## BEGIN Data shown

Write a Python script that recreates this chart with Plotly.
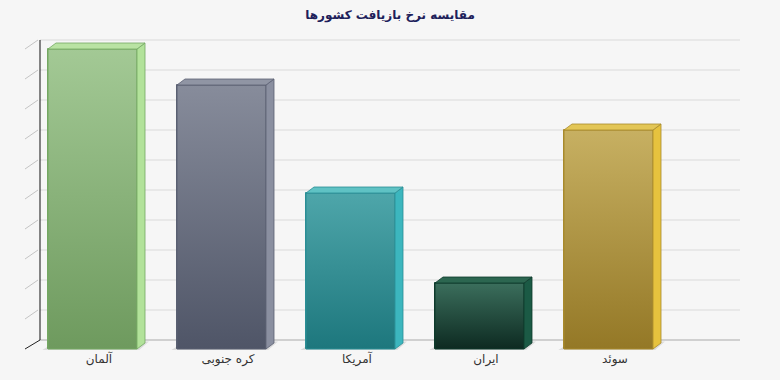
import plotly.graph_objects as go

# ---------------- data ----------------
categories = ["آلمان", "کره جنوبی", "آمریکا", "ایران", "سوئد"]
values = [100, 88, 52, 22, 73]
grid_values = list(range(0, 101, 10))
title_text = "مقایسه نرخ بازیافت کشورها"

# ---------------- styles ----------------
front_top = ["#a3c995", "#878c9b", "#4ea6aa", "#3b6e5c", "#c7b062"]
front_bottom = ["#6e9a5e", "#4f5567", "#1d777d", "#0d2a21", "#947826"]
side_col = ["#b2e29a", "#8a8fa0", "#3cb6be", "#1b5a45", "#e6c23e"]
top_col = ["#b9e3a3", "#9095a4", "#5fc2c4", "#2c6650", "#e3c656"]
edge_col = ["#74a863", "#5a6072", "#2a8e95", "#0e3a2c", "#a88a2c"]

L, R, T, B = 20, 20, 30, 30
FIG_W, FIG_H = 780, 380
W = FIG_W - L - R
H = FIG_H - T - B
PX_X = 129.0          # pixels per category unit
PX_Y = 3.0            # pixels per value unit
x_lo = -(92.5 - L) / PX_X
x_rng = [x_lo, x_lo + W / PX_X]
y_lo = -((FIG_H - B) - 349) / PX_Y
y_rng = [y_lo, y_lo + H / PX_Y]


def px2x(px):
    return x_lo + (px - L) / PX_X


bw = 89 / PX_X          # bar width
bdx, bdy = 8 / PX_X, 6 / PX_Y    # bar depth
wdx, wdy = 15 / PX_X, 9 / PX_Y   # wall depth

fig = go.Figure()

xs = list(range(len(categories)))

# floor shadows
for i, v in enumerate(values):
    l, r = i - bw / 2, i + bw / 2
    fig.add_trace(go.Scatter(
        x=[l - 6 / PX_X, r + 2 / PX_X, r + bdx + 4 / PX_X, l + bdx, l - 6 / PX_X],
        y=[-0.4, -0.4, bdy + 0.5, bdy + 0.5, -0.4],
        fill="toself", fillcolor="rgba(0,0,0,0.10)", line=dict(width=0),
        mode="lines", hoverinfo="skip", showlegend=False))

# front faces (bars)
fig.add_trace(go.Bar(
    x=xs, y=values, width=bw,
    marker=dict(color=[c for c in front_top],
                line=dict(color=edge_col, width=1)),
    hoverinfo="skip", showlegend=False))

for i, v in enumerate(values):
    l, r = i - bw / 2, i + bw / 2
    # gradient overlay on the front face
    fig.add_trace(go.Scatter(
        x=[l, r, r, l, l], y=[0, 0, v, v, 0],
        fill="toself",
        fillgradient=dict(type="vertical",
                          colorscale=[[0, front_bottom[i]], [1, front_top[i]]]),
        line=dict(color=edge_col[i], width=1),
        mode="lines", hoverinfo="skip", showlegend=False))
    # side face
    fig.add_trace(go.Scatter(
        x=[r, r + bdx, r + bdx, r, r], y=[0, bdy, v + bdy, v, 0],
        fill="toself", fillcolor=side_col[i],
        line=dict(color=edge_col[i], width=0.8),
        mode="lines", hoverinfo="skip", showlegend=False))
    # top face
    fig.add_trace(go.Scatter(
        x=[l, r, r + bdx, l + bdx, l], y=[v, v, v + bdy, v + bdy, v],
        fill="toself", fillcolor=top_col[i],
        line=dict(color=edge_col[i], width=0.8),
        mode="lines", hoverinfo="skip", showlegend=False))

# walls and grid
shapes = []
xa, xb, xf = px2x(40), px2x(740), px2x(25)
for g in grid_values:
    shapes.append(dict(type="line", xref="x", yref="y", layer="below",
                       x0=xa, x1=xb, y0=g + wdy, y1=g + wdy,
                       line=dict(color="#aaaaaa" if g == 0 else "#dadada", width=1)))
    shapes.append(dict(type="line", xref="x", yref="y", layer="below",
                       x0=xf, x1=xa if g == 0 else xa - 2 / PX_X,
                       y0=g, y1=g + wdy,
                       line=dict(color="#222222" if g == 0 else "#c4c4c4", width=1)))
shapes.append(dict(type="line", xref="x", yref="y", layer="below",
                   x0=xa, x1=xa, y0=wdy, y1=grid_values[-1] + wdy,
                   line=dict(color="#111111", width=1)))

fig.update_layout(
    width=FIG_W, height=FIG_H,
    margin=dict(l=L, r=R, t=T, b=B),
    paper_bgcolor="#f6f6f6", plot_bgcolor="#f6f6f6",
    shapes=shapes,
    title=dict(text="<b>" + title_text + "</b>", x=0.5, xanchor="center",
               yref="container", y=1 - 15 / FIG_H, yanchor="middle",
               font=dict(family="DejaVu Sans", size=12, color="#20205a")),
    xaxis=dict(range=x_rng, showgrid=False, zeroline=False, showline=False,
               tickvals=[i + 0.05 for i in xs], ticktext=categories, ticks="",
               tickfont=dict(family="DejaVu Sans", size=12, color="#333333"),
               fixedrange=True),
    yaxis=dict(range=y_rng, visible=False, fixedrange=True),
    bargap=0,
)

fig.write_html("out.html")
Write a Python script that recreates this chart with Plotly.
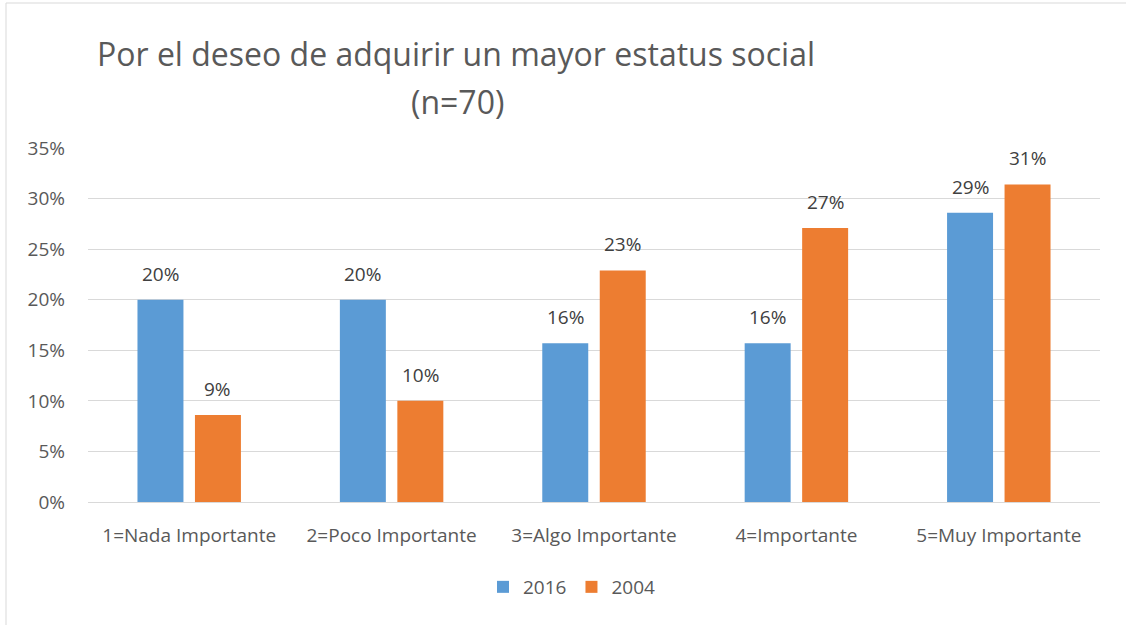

## END Data shown

Retype everything in the material word for word, minus pictures.

Write a Python script that recreates this chart with Plotly.
import plotly.graph_objects as go

# ---------------- data ----------------
categories = ["آلمان", "کره جنوبی", "آمریکا", "ایران", "سوئد"]
values = [100, 88, 52, 22, 73]
grid_values = list(range(0, 101, 10))
title_text = "مقایسه نرخ بازیافت کشورها"

# ---------------- styles ----------------
front_top = ["#a3c995", "#878c9b", "#4ea6aa", "#3b6e5c", "#c7b062"]
front_bottom = ["#6e9a5e", "#4f5567", "#1d777d", "#0d2a21", "#947826"]
side_col = ["#b2e29a", "#8a8fa0", "#3cb6be", "#1b5a45", "#e6c23e"]
top_col = ["#b9e3a3", "#9095a4", "#5fc2c4", "#2c6650", "#e3c656"]
edge_col = ["#74a863", "#5a6072", "#2a8e95", "#0e3a2c", "#a88a2c"]

L, R, T, B = 20, 20, 30, 30
FIG_W, FIG_H = 780, 380
W = FIG_W - L - R
H = FIG_H - T - B
PX_X = 129.0          # pixels per category unit
PX_Y = 3.0            # pixels per value unit
x_lo = -(92.5 - L) / PX_X
x_rng = [x_lo, x_lo + W / PX_X]
y_lo = -((FIG_H - B) - 349) / PX_Y
y_rng = [y_lo, y_lo + H / PX_Y]


def px2x(px):
    return x_lo + (px - L) / PX_X


bw = 89 / PX_X          # bar width
bdx, bdy = 8 / PX_X, 6 / PX_Y    # bar depth
wdx, wdy = 15 / PX_X, 9 / PX_Y   # wall depth

fig = go.Figure()

xs = list(range(len(categories)))

# floor shadows
for i, v in enumerate(values):
    l, r = i - bw / 2, i + bw / 2
    fig.add_trace(go.Scatter(
        x=[l - 6 / PX_X, r + 2 / PX_X, r + bdx + 4 / PX_X, l + bdx, l - 6 / PX_X],
        y=[-0.4, -0.4, bdy + 0.5, bdy + 0.5, -0.4],
        fill="toself", fillcolor="rgba(0,0,0,0.10)", line=dict(width=0),
        mode="lines", hoverinfo="skip", showlegend=False))

# front faces (bars)
fig.add_trace(go.Bar(
    x=xs, y=values, width=bw,
    marker=dict(color=[c for c in front_top],
                line=dict(color=edge_col, width=1)),
    hoverinfo="skip", showlegend=False))

for i, v in enumerate(values):
    l, r = i - bw / 2, i + bw / 2
    # gradient overlay on the front face
    fig.add_trace(go.Scatter(
        x=[l, r, r, l, l], y=[0, 0, v, v, 0],
        fill="toself",
        fillgradient=dict(type="vertical",
                          colorscale=[[0, front_bottom[i]], [1, front_top[i]]]),
        line=dict(color=edge_col[i], width=1),
        mode="lines", hoverinfo="skip", showlegend=False))
    # side face
    fig.add_trace(go.Scatter(
        x=[r, r + bdx, r + bdx, r, r], y=[0, bdy, v + bdy, v, 0],
        fill="toself", fillcolor=side_col[i],
        line=dict(color=edge_col[i], width=0.8),
        mode="lines", hoverinfo="skip", showlegend=False))
    # top face
    fig.add_trace(go.Scatter(
        x=[l, r, r + bdx, l + bdx, l], y=[v, v, v + bdy, v + bdy, v],
        fill="toself", fillcolor=top_col[i],
        line=dict(color=edge_col[i], width=0.8),
        mode="lines", hoverinfo="skip", showlegend=False))

# walls and grid
shapes = []
xa, xb, xf = px2x(40), px2x(740), px2x(25)
for g in grid_values:
    shapes.append(dict(type="line", xref="x", yref="y", layer="below",
                       x0=xa, x1=xb, y0=g + wdy, y1=g + wdy,
                       line=dict(color="#aaaaaa" if g == 0 else "#dadada", width=1)))
    shapes.append(dict(type="line", xref="x", yref="y", layer="below",
                       x0=xf, x1=xa if g == 0 else xa - 2 / PX_X,
                       y0=g, y1=g + wdy,
                       line=dict(color="#222222" if g == 0 else "#c4c4c4", width=1)))
shapes.append(dict(type="line", xref="x", yref="y", layer="below",
                   x0=xa, x1=xa, y0=wdy, y1=grid_values[-1] + wdy,
                   line=dict(color="#111111", width=1)))

fig.update_layout(
    width=FIG_W, height=FIG_H,
    margin=dict(l=L, r=R, t=T, b=B),
    paper_bgcolor="#f6f6f6", plot_bgcolor="#f6f6f6",
    shapes=shapes,
    title=dict(text="<b>" + title_text + "</b>", x=0.5, xanchor="center",
               yref="container", y=1 - 15 / FIG_H, yanchor="middle",
               font=dict(family="DejaVu Sans", size=12, color="#20205a")),
    xaxis=dict(range=x_rng, showgrid=False, zeroline=False, showline=False,
               tickvals=[i + 0.05 for i in xs], ticktext=categories, ticks="",
               tickfont=dict(family="DejaVu Sans", size=12, color="#333333"),
               fixedrange=True),
    yaxis=dict(range=y_rng, visible=False, fixedrange=True),
    bargap=0,
)

fig.write_html("out.html")
Write a Python script that recreates this chart with Plotly.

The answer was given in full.